Professor Horner says he has heard from people who were genuinely panicked by the claims.

"The other thing that's really bad about this is that it's genuinely got people terrified. I've had people contacting me, friends, relatives, friends of friends, when these stories were coming out, who were genuinely worried that aliens were coming to attack the earth. A guy from Harvard told us this, what should we do? Is this really true? And it wasn't scientific inquiry that was driving them. It was fear. They were frightened."

3I/ATLAS is now around 304 million kilometres away and visible in the predawn sky with a professional telescope.

It will make its closest approach to Earth in mid-December, still a safe 267 million kilometres away, before leaving the solar system forever.
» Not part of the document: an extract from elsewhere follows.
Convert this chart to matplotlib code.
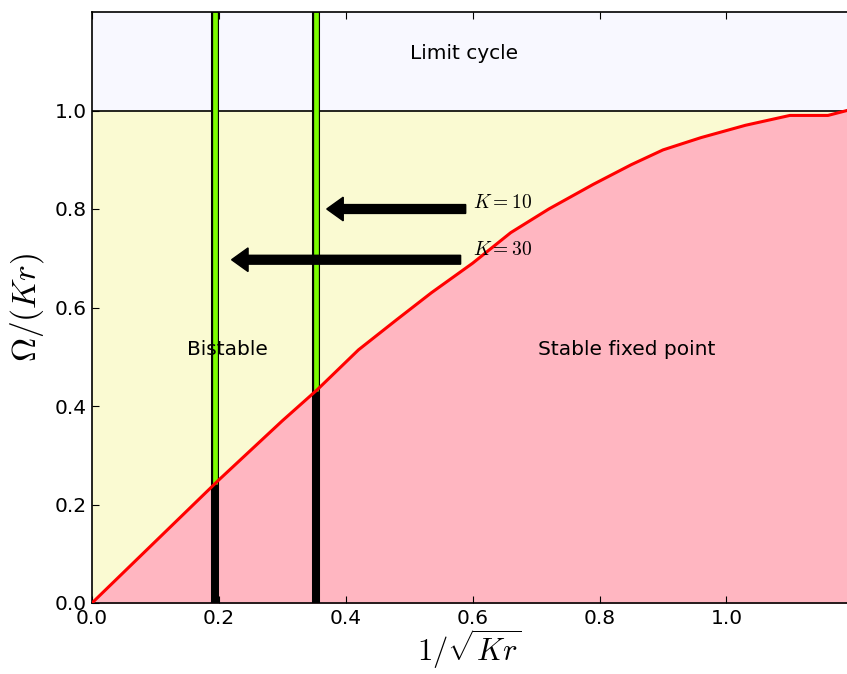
import numpy as np
import matplotlib
matplotlib.use("Agg")
import matplotlib.pyplot as plt

plt.rcParams['mathtext.fontset'] = 'cm'

# Boundary between bistable and stable fixed point regions
boundary_x = [0, 0.04, 0.08, 0.12, 0.16, 0.20, 0.25, 0.30, 0.355, 0.42, 0.48, 0.535,
              0.60, 0.66, 0.72, 0.79, 0.85, 0.90, 0.96, 1.03, 1.10, 1.16, 1.19]
boundary_y = [0, 0.05, 0.10, 0.15, 0.20, 0.25, 0.31, 0.37, 0.433, 0.514, 0.575, 0.63,
              0.69, 0.752, 0.80, 0.85, 0.89, 0.92, 0.945, 0.97, 0.99, 0.99, 1.0]

# Vertical lines for K values
k_values = [10, 30]
k_x = [0.353, 0.194]
k_labels = [r'$K=10$', r'$K=30$']
k_label_y = [0.813, 0.717]
arrow_y = [0.80, 0.697]
arrow_tail_x = [0.589, 0.581]
arrow_head_x = [0.37, 0.22]

limit_y = 1.0
xmax, ymax = 1.19, 1.2

fig = plt.figure(figsize=(8.47, 6.74), dpi=100)
ax = fig.add_axes([92/847, 71/674, 1 - 92/847, (603-12)/674])

bx = np.array(boundary_x)
by = np.array(boundary_y)

ax.fill_between([0, xmax], limit_y, ymax, color='#F8F8FF', zorder=0)
ax.fill_between(bx, by, limit_y, color='#FAFAD2', zorder=0)
ax.fill_between(bx, 0, by, color='#FFB6C1', zorder=0)
ax.axhline(limit_y, color='black', lw=1.2, zorder=1)
ax.plot(bx, by, color='red', lw=2.2, zorder=3)

for xv in k_x:
    yc = np.interp(xv, bx, by)
    ax.plot([xv, xv], [yc, ymax], color='black', lw=5.8, zorder=2, solid_capstyle='butt')
    ax.plot([xv, xv], [yc, ymax], color='#7CFC00', lw=3.4, zorder=2.1, solid_capstyle='butt')
    ax.plot([xv, xv], [0, yc], color='black', lw=5.8, zorder=2, solid_capstyle='butt')

for ya, xt, xh in zip(arrow_y, arrow_tail_x, arrow_head_x):
    ax.arrow(xt, ya, xh - xt, 0, width=0.018, head_width=0.048, head_length=0.026,
             length_includes_head=True, color='black', zorder=4)
for lab, ly in zip(k_labels, k_label_y):
    ax.text(0.60, ly, lab, fontsize=14, va='center', ha='left', zorder=5)

ax.text(0.587, 1.116, 'Limit cycle', fontsize=14.5, ha='center', va='center')
ax.text(0.213, 0.514, 'Bistable', fontsize=14.5, ha='center', va='center')
ax.text(0.843, 0.514, 'Stable fixed point', fontsize=14.5, ha='center', va='center')

ax.set_xlim(0, xmax)
ax.set_ylim(0, ymax)
ax.set_xticks([0, 0.2, 0.4, 0.6, 0.8, 1.0])
ax.set_yticks([0, 0.2, 0.4, 0.6, 0.8, 1.0])
ax.tick_params(direction='in', top=True, right=False, labelsize=14.5, length=5, pad=4)
ax.spines['right'].set_visible(False)
for s in ['left', 'bottom', 'top']:
    ax.spines[s].set_linewidth(1.2)

ax.set_xlabel(r'$1/\sqrt{Kr}$', fontsize=22, labelpad=0)
ax.set_ylabel(r'$\Omega/(Kr)$', fontsize=24, labelpad=6)

fig.savefig('out.png', dpi=100)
This is humanity’s only chance to study it.

And if you are hoping to catch a glimpse, Mr Horner says it is possible, but challenging.

"It is a morning object. I think currently it looks like it will be somewhere near it will be in Virgo at the minute. So, it looks like this comet is visible in the morning sky before sunrise, but I will reaffirm that it is significantly too faint to see with the naked eye. You do need a telescope to see this. ... So for me here in Toowoomba, it would rise at about 2am which means you have a few hours before dawn to see it, and because it's in Virgo, it's pretty much bang on the equator. That means it's visible from anywhere on the planet in the morning sky before sunrise."

So, from radio signals to water jets, colour changes to ancient chemistry, 3I/ATLAS continues to astonish astronomers - not because it’s alien, but because it’s one of the oldest natural objects we have ever encountered, forged in a star system that may have vanished billions of years ago.